His lusty, love/hate relationship with the Entartete Musik composers, Korngold, Krenek, Schulhoff and especially Schreker among others, is a delight to read, although being quite familiar with this repertoire I disagree with almost everything he says. Or at least, with Holloway’s idea that the excessiveness and voluptuousness of much of this music is a kind of Chinese dinner that tastes great at the time only to leave you hungry afterwords. 

Part 3, “Composers at Length,” is more substantial but less interesting because these are articles for sober publications or liner notes and thus don’t have the off-the-cuff opinionating that the rest of the book has.
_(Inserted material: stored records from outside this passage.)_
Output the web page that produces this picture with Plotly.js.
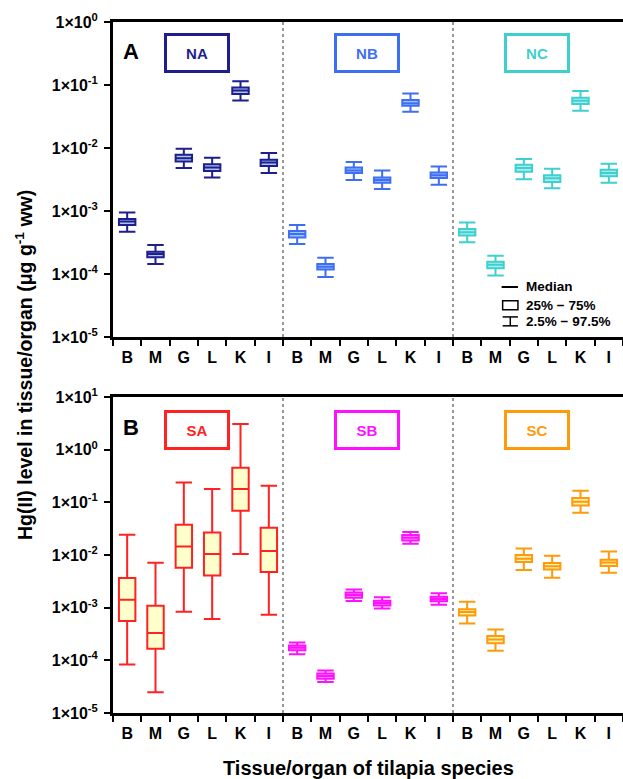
<!DOCTYPE html>
<html>
<head>
<meta charset="utf-8">
<script src="https://cdn.plot.ly/plotly-3.0.1.min.js"></script>
<style>html,body{margin:0;padding:0;background:#fff;}#chart{width:623px;height:779px;}</style>
</head>
<body>
<div id="chart"></div>
<script>
// ---------------- DATA ----------------
const tissues = ['B', 'M', 'G', 'L', 'K', 'I'];
const topGroups = ['NA', 'NB', 'NC'];
const bottomGroups = ['SA', 'SB', 'SC'];

// percentiles: p975 (upper whisker), q3, median, q1, p025 (lower whisker)
const NA_p975 = [9.5e-4, 2.9e-4, 9.7e-3, 7.0e-3, 0.115, 8.3e-3];
const NA_q3   = [7.5e-4, 2.25e-4, 7.8e-3, 5.5e-3, 0.091, 6.5e-3];
const NA_med  = [6.8e-4, 2.07e-4, 6.9e-3, 4.9e-3, 0.082, 5.9e-3];
const NA_q1   = [6.0e-4, 1.84e-4, 6.1e-3, 4.3e-3, 0.072, 5.2e-3];
const NA_p025 = [4.7e-4, 1.44e-4, 4.8e-3, 3.4e-3, 0.057, 4.0e-3];

const NB_p975 = [6.0e-4, 1.81e-4, 6.0e-3, 4.4e-3, 0.073, 5.1e-3];
const NB_q3   = [4.8e-4, 1.44e-4, 4.9e-3, 3.4e-3, 0.058, 4.1e-3];
const NB_med  = [4.3e-4, 1.30e-4, 4.4e-3, 3.1e-3, 0.0515, 3.7e-3];
const NB_q1   = [3.8e-4, 1.18e-4, 4.0e-3, 2.8e-3, 0.0467, 3.35e-3];
const NB_p025 = [3.0e-4, 9.0e-5, 3.1e-3, 2.24e-3, 0.0375, 2.6e-3];

const NC_p975 = [6.6e-4, 1.95e-4, 6.7e-3, 4.7e-3, 0.080, 5.65e-3];
const NC_q3   = [5.2e-4, 1.56e-4, 5.4e-3, 3.7e-3, 0.063, 4.5e-3];
const NC_med  = [4.6e-4, 1.40e-4, 4.8e-3, 3.3e-3, 0.056, 4.0e-3];
const NC_q1   = [4.1e-4, 1.24e-4, 4.2e-3, 2.9e-3, 0.050, 3.56e-3];
const NC_p025 = [3.2e-4, 9.5e-5, 3.2e-3, 2.3e-3, 0.039, 2.8e-3];

const SA_p975 = [0.0243, 7.1e-3, 0.239, 0.179, 3.07, 0.207];
const SA_q3   = [3.66e-3, 1.09e-3, 0.0377, 0.0268, 0.455, 0.033];
const SA_med  = [1.42e-3, 3.3e-4, 0.01456, 0.01045, 0.179, 0.0119];
const SA_q1   = [5.6e-4, 1.66e-4, 5.7e-3, 4.1e-3, 0.0693, 4.75e-3];
const SA_p025 = [8.3e-5, 2.47e-5, 8.4e-4, 6.1e-4, 0.01045, 7.3e-4];

const SB_p975 = [2.19e-4, 6.4e-5, 2.22e-3, 1.57e-3, 0.0274, 1.87e-3];
const SB_q3   = [1.92e-4, 5.65e-5, 1.95e-3, 1.36e-3, 0.024, 1.61e-3];
const SB_med  = [1.74e-4, 5.05e-5, 1.74e-3, 1.23e-3, 0.0213, 1.46e-3];
const SB_q1   = [1.55e-4, 4.49e-5, 1.55e-3, 1.10e-3, 0.0189, 1.32e-3];
const SB_p025 = [1.30e-4, 3.9e-5, 1.34e-3, 9.6e-4, 0.0164, 1.14e-3];

const SC_p975 = [1.30e-3, 3.87e-4, 0.0133, 9.7e-3, 0.166, 0.0117];
const SC_q3   = [9.3e-4, 2.9e-4, 0.0100, 7.05e-3, 0.121, 8.1e-3];
const SC_med  = [8.3e-4, 2.5e-4, 8.5e-3, 6.1e-3, 0.103, 7.2e-3];
const SC_q1   = [7.1e-4, 2.1e-4, 7.4e-3, 5.3e-3, 0.0875, 6.2e-3];
const SC_p025 = [5.0e-4, 1.52e-4, 5.2e-3, 3.7e-3, 0.0636, 4.6e-3];

const topTickVals = [1e-5, 1e-4, 1e-3, 1e-2, 1e-1, 1e0];
const topTickText = ['1×10<sup>-5</sup>', '1×10<sup>-4</sup>', '1×10<sup>-3</sup>', '1×10<sup>-2</sup>', '1×10<sup>-1</sup>', '1×10<sup>0</sup>'];
const botTickVals = [1e-5, 1e-4, 1e-3, 1e-2, 1e-1, 1e0, 1e1];
const botTickText = ['1×10<sup>-5</sup>', '1×10<sup>-4</sup>', '1×10<sup>-3</sup>', '1×10<sup>-2</sup>', '1×10<sup>-1</sup>', '1×10<sup>0</sup>', '1×10<sup>1</sup>'];

// ---------------- STYLE ----------------
const FONT = 'Liberation Sans, Arial, Helvetica, sans-serif';
const styles = {
  NA: {line: '#1E1E8C', fill: '#A9C3F2'},
  NB: {line: '#3E6FF2', fill: '#9EC4FF'},
  NC: {line: '#3FCFCF', fill: '#A8EDED'},
  SA: {line: '#FF2222', fill: '#FFFFCC'},
  SB: {line: '#FF10FF', fill: '#FF9CFF'},
  SC: {line: '#FF9A0A', fill: '#FFF1B0'}
};
const groupData = {
  NA: [NA_p025, NA_q1, NA_med, NA_q3, NA_p975],
  NB: [NB_p025, NB_q1, NB_med, NB_q3, NB_p975],
  NC: [NC_p025, NC_q1, NC_med, NC_q3, NC_p975],
  SA: [SA_p025, SA_q1, SA_med, SA_q3, SA_p975],
  SB: [SB_p025, SB_q1, SB_med, SB_q3, SB_p975],
  SC: [SC_p025, SC_q1, SC_med, SC_q3, SC_p975]
};

function makeTrace(name, gi, xa, ya) {
  const d = groupData[name];
  return {
    type: 'box', name: name,
    x: tissues.map((t, i) => gi * tissues.length + i),
    lowerfence: d[0], q1: d[1], median: d[2], q3: d[3], upperfence: d[4],
    xaxis: xa, yaxis: ya,
    width: 0.58, whiskerwidth: 1, boxpoints: false,
    line: {color: styles[name].line, width: 2},
    fillcolor: styles[name].fill,
    showlegend: false, hoverinfo: 'skip'
  };
}

const traces = [];
topGroups.forEach((g, gi) => traces.push(makeTrace(g, gi, 'x', 'y')));
bottomGroups.forEach((g, gi) => traces.push(makeTrace(g, gi, 'x2', 'y2')));

const nCat = tissues.length * topGroups.length;
const centers = [], labels = [], bounds = [];
for (let i = 0; i < nCat; i++) { centers.push(i); labels.push(tissues[i % tissues.length]); }
for (let i = 0; i <= nCat; i++) bounds.push(i - 0.5);

function xaxisDef(anchor) {
  return {
    anchor: anchor, domain: [0, 1], range: [-0.5, nCat - 0.5],
    tickmode: 'array', tickvals: centers, ticktext: labels, ticks: '',
    tickfont: {family: FONT, size: 16, color: '#000', weight: 'bold'},
    ticklabelstandoff: 4,
    showline: true, linewidth: 3, linecolor: '#000', mirror: true,
    showgrid: false, zeroline: false,
    minor: {tickmode: 'array', tickvals: bounds, ticks: 'outside', ticklen: 6, tickwidth: 2, tickcolor: '#000', showgrid: false}
  };
}
function yaxisDef(anchor, domain, range, tv, tt) {
  return {
    anchor: anchor, domain: domain, type: 'log', range: range,
    tickmode: 'array', tickvals: tv, ticktext: tt,
    ticks: 'outside', ticklen: 6, tickwidth: 2, tickcolor: '#000',
    tickfont: {family: FONT, size: 16, color: '#000', weight: 'bold'},
    ticklabelstandoff: 3,
    showline: true, linewidth: 3, linecolor: '#000', mirror: false,
    showgrid: false, zeroline: false
  };
}

const shapes = [];
[5.5, 11.5].forEach(v => {
  shapes.push({type: 'line', xref: 'x', yref: 'y domain', x0: v, x1: v, y0: 0, y1: 1, line: {color: '#333', width: 1, dash: 'dot'}});
  shapes.push({type: 'line', xref: 'x2', yref: 'y2 domain', x0: v, x1: v, y0: 0, y1: 1, line: {color: '#333', width: 1, dash: 'dot'}});
});
// legend key symbols (paper coordinates)
const blk = {color: '#000', width: 1.5};
shapes.push({type: 'line', xref: 'paper', yref: 'paper', x0: 0.762, x1: 0.794, y0: 0.6165, y1: 0.6165, line: {color: '#000', width: 2}});
shapes.push({type: 'rect', xref: 'paper', yref: 'paper', x0: 0.764, x1: 0.794, y0: 0.5835, y1: 0.5965, line: blk});
shapes.push({type: 'line', xref: 'paper', yref: 'paper', x0: 0.764, x1: 0.794, y0: 0.5732, y1: 0.5732, line: blk});
shapes.push({type: 'line', xref: 'paper', yref: 'paper', x0: 0.764, x1: 0.794, y0: 0.5603, y1: 0.5603, line: blk});
shapes.push({type: 'line', xref: 'paper', yref: 'paper', x0: 0.779, x1: 0.779, y0: 0.5603, y1: 0.5732, line: blk});

const annotations = [];
function groupBox(name, xref, yref, x, y) {
  annotations.push({
    text: '<b>' + name + '</b>', xref: xref, yref: yref, x: x, y: y,
    xanchor: 'center', yanchor: 'middle',
    showarrow: false, width: 60, height: 34, borderpad: 0,
    bordercolor: styles[name].line, borderwidth: 3,
    font: {family: FONT, size: 15, color: styles[name].line}
  });
}
topGroups.forEach((g, gi) => groupBox(g, 'x', 'y domain', gi * 6 + 2.47, 0.902));
bottomGroups.forEach((g, gi) => groupBox(g, 'x2', 'y2 domain', gi * 6 + 2.47, 0.896));

annotations.push({text: '<b>A</b>', xref: 'paper', yref: 'paper', x: 0.035, y: 0.957, xanchor: 'center', yanchor: 'middle', showarrow: false, font: {family: FONT, size: 22, color: '#000'}});
annotations.push({text: '<b>B</b>', xref: 'paper', yref: 'paper', x: 0.035, y: 0.4135, xanchor: 'center', yanchor: 'middle', showarrow: false, font: {family: FONT, size: 22, color: '#000'}});

const legFont = {family: FONT, size: 13.5, color: '#000', weight: 'bold'};
annotations.push({text: 'Median', xref: 'paper', yref: 'paper', x: 0.806, y: 0.6165, xanchor: 'left', yanchor: 'middle', showarrow: false, font: legFont});
annotations.push({text: '25% − 75%', xref: 'paper', yref: 'paper', x: 0.806, y: 0.590, xanchor: 'left', yanchor: 'middle', showarrow: false, font: legFont});
annotations.push({text: '2.5% − 97.5%', xref: 'paper', yref: 'paper', x: 0.806, y: 0.5665, xanchor: 'left', yanchor: 'middle', showarrow: false, font: legFont});

annotations.push({text: '<b>Hg(II) level in tissue/organ (μg g<sup>-1</sup> ww)</b>', xref: 'paper', yref: 'paper',
  x: -0.176, y: 0.504, xanchor: 'center', yanchor: 'middle', textangle: -90, showarrow: false, font: {family: FONT, size: 19.5, color: '#000'}});
annotations.push({text: '<b>Tissue/organ of tilapia species</b>', xref: 'paper', yref: 'paper',
  x: 0.5, y: -0.0795, xanchor: 'center', yanchor: 'middle', showarrow: false, font: {family: FONT, size: 20, color: '#000'}});

const layout = {
  width: 623, height: 779,
  margin: {l: 113, r: 0, t: 22, b: 66},
  paper_bgcolor: '#fff', plot_bgcolor: '#fff',
  showlegend: false,
  xaxis: xaxisDef('y'),
  yaxis: yaxisDef('x', [0.5441, 1], [-5, 0], topTickVals, topTickText),
  xaxis2: xaxisDef('y2'),
  yaxis2: yaxisDef('x2', [0, 0.4573], [-5, 1], botTickVals, botTickText),
  shapes: shapes,
  annotations: annotations
};

Plotly.newPlot('chart', traces, layout, {staticPlot: true, displayModeBar: false});
</script>
</body>
</html>
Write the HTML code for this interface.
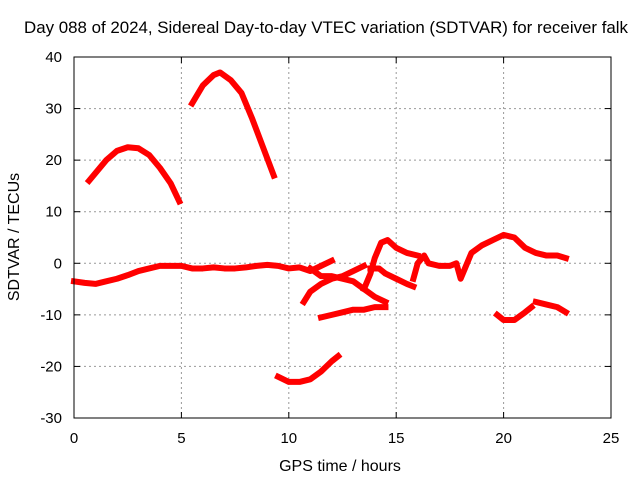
<!DOCTYPE html>
<html><head><meta charset="utf-8"><style>
body{margin:0;background:#fff;}
svg{display:block;font-family:"Liberation Sans",sans-serif;}
</style></head><body>
<svg id="chart" width="640" height="480">
<text x="24" y="33" textLength="604" lengthAdjust="spacingAndGlyphs" font-size="16.5">Day 088 of 2024, Sidereal Day-to-day VTEC variation (SDTVAR) for receiver falk</text>
<text x="340" y="471" text-anchor="middle" font-size="16">GPS time / hours</text>
<text transform="translate(19,237) rotate(-90)" text-anchor="middle" font-size="16">SDTVAR / TECUs</text>
<g id="grid"></g><g id="ticks"></g><g id="series"></g>
<rect x="74" y="57" width="537" height="361" fill="none" stroke="#000"/>
</svg>
<script>
const xTicks=[0,5,10,15,20,25];
const yTicks=[40,30,20,10,0,-10,-20,-30];
const seg1=[[0,-3.5],[0.5,-3.8],[1,-4],[1.5,-3.5],[2,-3],[2.5,-2.3],[3,-1.5],[3.5,-1],[4,-0.5],[4.5,-0.5],[5,-0.5],[5.5,-1],[6,-1],[6.5,-0.8],[7,-1],[7.5,-1],[8,-0.8],[8.5,-0.5],[9,-0.3],[9.5,-0.5],[10,-1],[10.5,-0.8],[11,-1.5],[11.5,-0.5],[12,0.5]];
const seg2=[[0.7,16],[1,17.5],[1.5,20],[2,21.8],[2.5,22.5],[3,22.3],[3.5,21],[4,18.5],[4.5,15.5],[4.9,12]];
const seg3=[[5.5,31],[6,34.5],[6.5,36.5],[6.8,37],[7.3,35.5],[7.8,33],[8.3,28],[8.8,22.5],[9.3,17]];
const seg4=[[9.5,-22],[10,-23],[10.5,-23],[11,-22.5],[11.5,-21],[12,-19],[12.3,-18]];
const seg5=[[11.5,-10.5],[12,-10],[12.5,-9.5],[13,-9],[13.5,-9],[14,-8.5],[14.5,-8.5]];
const seg6=[[10.7,-7.5],[11,-5.5],[11.5,-4],[12,-3],[12.5,-2.5],[13,-1.5],[13.5,-0.5]];
const seg7=[[11,-1],[11.5,-2.5],[12,-2.5],[12.5,-3],[13,-3.5],[13.5,-5],[14,-6.5],[14.5,-7.5]];
const seg8=[[13.5,-5],[13.8,-2],[14,1],[14.3,4],[14.6,4.5],[15,3],[15.5,2],[16,1.5]];
const seg9=[[13.8,-1],[14.2,-1],[14.5,-2],[15,-3],[15.5,-4],[15.8,-4.5]];
const seg10=[[15.8,-3],[16,0],[16.3,1.5],[16.5,0],[17,-0.5],[17.5,-0.5],[17.8,0],[18,-3],[18.2,-1],[18.5,2],[19,3.5],[19.5,4.5],[20,5.5],[20.5,5],[21,3],[21.5,2],[22,1.5],[22.5,1.5],[22.9,1]];
const seg11=[[19.7,-10],[20,-11],[20.5,-11],[21,-9.5],[21.3,-8.5]];
const seg12=[[21.5,-7.5],[22,-8],[22.5,-8.5],[22.9,-9.5]];
const segments=[seg1,seg2,seg3,seg4,seg5,seg6,seg7,seg8,seg9,seg10,seg11,seg12];
const NS="http://www.w3.org/2000/svg";
const X=h=>74+h*537/25, Y=v=>57+(40-v)*361/70;
const grid=document.getElementById('grid'),ticks=document.getElementById('ticks'),ser=document.getElementById('series');
function mk(tag,attrs,parent){const e=document.createElementNS(NS,tag);for(const k in attrs)e.setAttribute(k,attrs[k]);parent.appendChild(e);return e;}
xTicks.forEach(t=>{const x=X(t);
 if(t>0&&t<25){const g=mk('line',{x1:x,x2:x,y1:57,y2:418,stroke:'#999','stroke-dasharray':'2,3'},grid);
 
 }
 mk('line',{x1:x,x2:x,y1:418,y2:412,stroke:'#000'},ticks);mk('line',{x1:x,x2:x,y1:57,y2:63,stroke:'#000'},ticks);
 const l=mk('text',{x:x,y:443,'text-anchor':'middle','font-size':15},ticks);l.textContent=t;
 
 });
yTicks.forEach(t=>{const y=Y(t);
 if(t<40&&t>-30){const g=mk('line',{x1:74,x2:611,y1:y,y2:y,stroke:'#999','stroke-dasharray':'2,3'},grid);
 
 }
 mk('line',{x1:74,x2:80,y1:y,y2:y,stroke:'#000'},ticks);mk('line',{x1:611,x2:605,y1:y,y2:y,stroke:'#000'},ticks);
 const l=mk('text',{x:62,y:y+5,'text-anchor':'end','font-size':15},ticks);l.textContent=t;
 
 });
segments.forEach((s,i)=>{const p=mk('polyline',{points:s.map(d=>X(d[0])+','+Y(d[1])).join(' '),fill:'none',stroke:'#f00','stroke-width':6,'stroke-linejoin':'round','stroke-linecap':'square'},ser);
 
 });
</script>
</body></html>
The best of these is the article on Debussy’s Etudes.

The best and most remarkable part of the book is Part 4, “Charting the Twentieth Century.” What a delight to read such a musician, completely trashing the notion of historical progress and inevitable teleology. Holloway humanely understands that the value of a composer such as Rachmaninoff isn’t to change the world but to give us more musical pleasure. Amen to that! Holloway comments that Rachmaninoff’s Symphonic Dances is contemporaneous with the early works of Boulez. And he knows that this situation isn’t wacky — it’s only the blinkered historians who perceive it as such. Holloway has the knack for exulting in (or at least, acknowledging) the validity of disparate styles without needing any given style to be accorded pre-eminance.

I myself has been frustrated with people who unimaginatively are puzzled by the fact that four of my favorite composers are Rachmaninoff and Puccini, Schoenberg and Boulez. But that’s a fact, Jack! I promise you. 

Delightful and, I think, necessary, is Holloway’s brutal put-down of the Cambridge History of Twentieth Century Music. Firstly, he outlines a vastly better way it could be done (concentrating on individual masterpieces, and especially unfamiliar ones) and then proceeds to excoriate that worst kind of academic writing: pseudo objective, pseudo-neutral listings of names dates, places, and isms. 

The final section is apologetically call “Odds and Sods.” Holloway needn’t apologize! His 20 best orchestral recordings list, attack on boring music (including classical and romantic concertos by Haydn and Tchaikovsky and a baroque opera by Scarlatti) are wonderful. How many readers of this blog haven’t sat through works by the Masters that aren’t merely boring but soul-crushingly so, and been afraid to say so? Nobody will raise and eyebrow at an alert musician’s boredom at Carmina Burana, but  to take on the big boys is cool. Baroque opera is boring. There, I’ve said it. Since Holloway has gone after pieces by Haydn, Tchaikovsky and Scarlatti, let me e pater le bourgeoisie by nominating Beethoven’s violin concerto, almost all of Gershwin (which Holloway loves) and all of Faure (which Holloway also loves) as personal candidates for the snoozmobile. Holloway’s depiction of dental catastrophe augmented by a Best of Mozart tape is hilarious and all too familiar. 

I just wish that such an astute Englishman could explain to me what I need to be loving in the works of Elgar and Britten. He talks a lot about ‘em, as really great figures.They are fine composers, but let’s not get carried away. I think, alas, I’ll have to find out on my own. This book is extremely worth purchasing. And if I have made it seem comparatively lightweight, so many pages of enthusiastic music talk by such as Holloway makes an enduring and educational experience.